Wenn Münsteraner Berliner Messen machen
Das alles passt sicher bestens zu einer kreativen, bunten Fahrradmesse, in der Szene und Traditionelle nebeneinander ausstellen. Sicher gut zu Berlin passt auch, dass die 6.000 Besucherinnen und Besucher den Eintrittspreis selbst festlegen durften. Mäkeln könnte man auch: Die Messe-DJs auf der Galerie sorgten manchmal mit enormer Lautstärke dafür, dass Gespräche anstrengend wurden. Und auch die Beleuchtung im komplett tageslichtfreien Motorwerk war eher Club-mäßig – feine Details in Sachen Fahrradtechnik könnten da dem einen oder anderen bisweilen entgangen sein. Doch dafür hatte das Ganze tatsächlich einen echten Party-Charakter.
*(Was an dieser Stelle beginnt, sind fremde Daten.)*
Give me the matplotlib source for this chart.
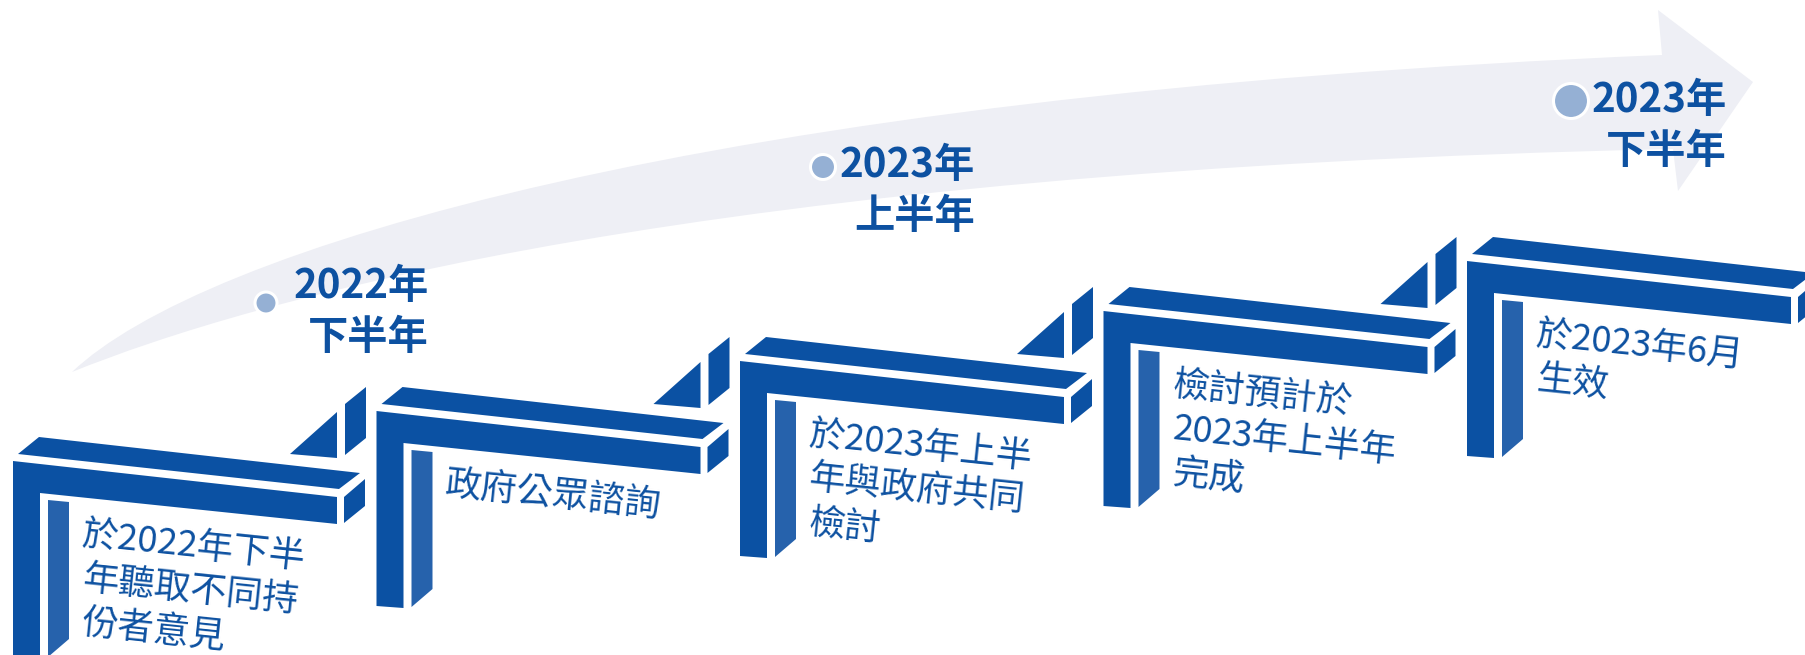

Die Münsteraner Rad Race GmbH ist, zusammen mit einem umfassenden Netzwerk und einigen Sponsoren, Veranstalter der Messe. Pressesprecherin Christiane Borgmann und Geschäftsführer Ingo Engelhardt waren sehr zufrieden mit der dritten Ausgabe. Wächst die Messe, hätte der Osten ein Frühjahrsmessen-Pendant zur Cyclingworld im Westen mit Eventcharakter.